>>
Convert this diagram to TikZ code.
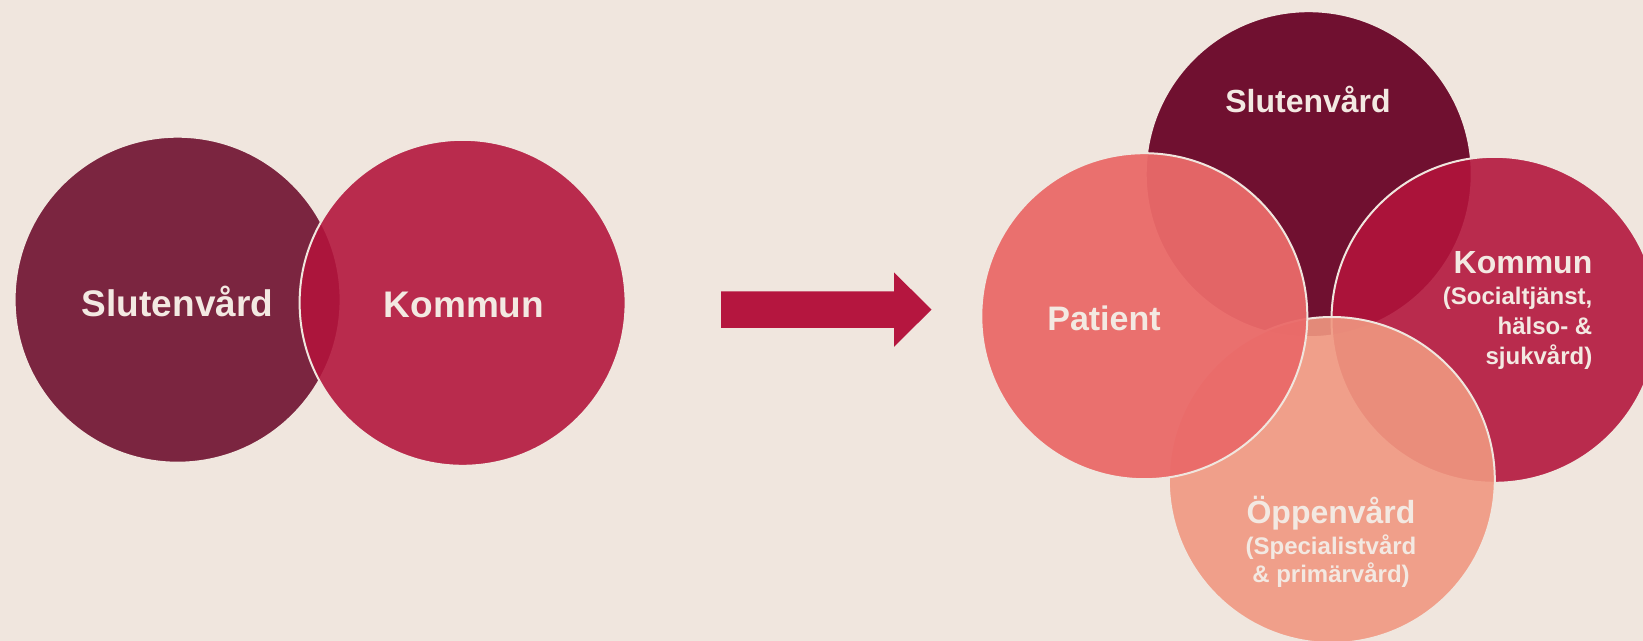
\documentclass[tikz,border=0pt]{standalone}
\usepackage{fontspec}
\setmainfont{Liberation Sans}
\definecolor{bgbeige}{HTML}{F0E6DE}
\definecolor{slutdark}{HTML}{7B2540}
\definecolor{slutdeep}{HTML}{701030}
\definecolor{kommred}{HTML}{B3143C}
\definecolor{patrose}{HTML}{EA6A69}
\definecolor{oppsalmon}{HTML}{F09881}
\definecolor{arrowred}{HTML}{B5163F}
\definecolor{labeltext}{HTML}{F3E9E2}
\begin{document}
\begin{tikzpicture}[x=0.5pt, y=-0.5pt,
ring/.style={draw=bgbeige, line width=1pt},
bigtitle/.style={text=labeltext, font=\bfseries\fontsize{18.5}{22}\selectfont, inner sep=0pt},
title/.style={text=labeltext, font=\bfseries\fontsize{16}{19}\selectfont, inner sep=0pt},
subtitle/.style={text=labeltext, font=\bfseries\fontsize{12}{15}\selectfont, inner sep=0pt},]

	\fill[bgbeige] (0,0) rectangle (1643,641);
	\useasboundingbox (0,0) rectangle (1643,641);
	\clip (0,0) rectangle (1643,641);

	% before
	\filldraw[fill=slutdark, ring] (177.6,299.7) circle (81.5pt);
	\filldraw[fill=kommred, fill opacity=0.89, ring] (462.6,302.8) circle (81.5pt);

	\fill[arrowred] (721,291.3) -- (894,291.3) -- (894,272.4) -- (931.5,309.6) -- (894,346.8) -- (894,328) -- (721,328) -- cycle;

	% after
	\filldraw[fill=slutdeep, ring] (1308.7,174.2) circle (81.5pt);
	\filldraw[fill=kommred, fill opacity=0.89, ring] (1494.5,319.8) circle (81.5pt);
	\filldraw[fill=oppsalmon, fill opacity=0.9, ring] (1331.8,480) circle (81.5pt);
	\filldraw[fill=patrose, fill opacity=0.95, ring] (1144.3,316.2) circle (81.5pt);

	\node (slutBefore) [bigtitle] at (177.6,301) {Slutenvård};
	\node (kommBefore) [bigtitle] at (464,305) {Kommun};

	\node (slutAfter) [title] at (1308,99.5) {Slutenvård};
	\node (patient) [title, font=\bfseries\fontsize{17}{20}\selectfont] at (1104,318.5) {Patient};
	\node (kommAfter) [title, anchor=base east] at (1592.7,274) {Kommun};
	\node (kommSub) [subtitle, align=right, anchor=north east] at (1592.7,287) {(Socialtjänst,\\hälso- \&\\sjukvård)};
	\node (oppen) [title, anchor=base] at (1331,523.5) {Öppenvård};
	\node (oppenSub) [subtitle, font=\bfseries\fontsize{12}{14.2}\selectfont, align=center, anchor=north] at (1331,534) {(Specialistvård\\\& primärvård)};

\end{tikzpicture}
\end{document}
<<
Leave the pictures out and output the rest of the listing exactly.

• FINISHED ANSWER
Convert this diagram to TikZ code.
\documentclass[tikz,border=0pt]{standalone}
\usepackage{fontspec}
\setmainfont{Liberation Sans}
\definecolor{bgbeige}{HTML}{F0E6DE}
\definecolor{slutdark}{HTML}{7B2540}
\definecolor{slutdeep}{HTML}{701030}
\definecolor{kommred}{HTML}{B3143C}
\definecolor{patrose}{HTML}{EA6A69}
\definecolor{oppsalmon}{HTML}{F09881}
\definecolor{arrowred}{HTML}{B5163F}
\definecolor{labeltext}{HTML}{F3E9E2}
\begin{document}
\begin{tikzpicture}[x=0.5pt, y=-0.5pt,
ring/.style={draw=bgbeige, line width=1pt},
bigtitle/.style={text=labeltext, font=\bfseries\fontsize{18.5}{22}\selectfont, inner sep=0pt},
title/.style={text=labeltext, font=\bfseries\fontsize{16}{19}\selectfont, inner sep=0pt},
subtitle/.style={text=labeltext, font=\bfseries\fontsize{12}{15}\selectfont, inner sep=0pt},]

	\fill[bgbeige] (0,0) rectangle (1643,641);
	\useasboundingbox (0,0) rectangle (1643,641);
	\clip (0,0) rectangle (1643,641);

	% before
	\filldraw[fill=slutdark, ring] (177.6,299.7) circle (81.5pt);
	\filldraw[fill=kommred, fill opacity=0.89, ring] (462.6,302.8) circle (81.5pt);

	\fill[arrowred] (721,291.3) -- (894,291.3) -- (894,272.4) -- (931.5,309.6) -- (894,346.8) -- (894,328) -- (721,328) -- cycle;

	% after
	\filldraw[fill=slutdeep, ring] (1308.7,174.2) circle (81.5pt);
	\filldraw[fill=kommred, fill opacity=0.89, ring] (1494.5,319.8) circle (81.5pt);
	\filldraw[fill=oppsalmon, fill opacity=0.9, ring] (1331.8,480) circle (81.5pt);
	\filldraw[fill=patrose, fill opacity=0.95, ring] (1144.3,316.2) circle (81.5pt);

	\node (slutBefore) [bigtitle] at (177.6,301) {Slutenvård};
	\node (kommBefore) [bigtitle] at (464,305) {Kommun};

	\node (slutAfter) [title] at (1308,99.5) {Slutenvård};
	\node (patient) [title, font=\bfseries\fontsize{17}{20}\selectfont] at (1104,318.5) {Patient};
	\node (kommAfter) [title, anchor=base east] at (1592.7,274) {Kommun};
	\node (kommSub) [subtitle, align=right, anchor=north east] at (1592.7,287) {(Socialtjänst,\\hälso- \&\\sjukvård)};
	\node (oppen) [title, anchor=base] at (1331,523.5) {Öppenvård};
	\node (oppenSub) [subtitle, font=\bfseries\fontsize{12}{14.2}\selectfont, align=center, anchor=north] at (1331,534) {(Specialistvård\\\& primärvård)};

\end{tikzpicture}
\end{document}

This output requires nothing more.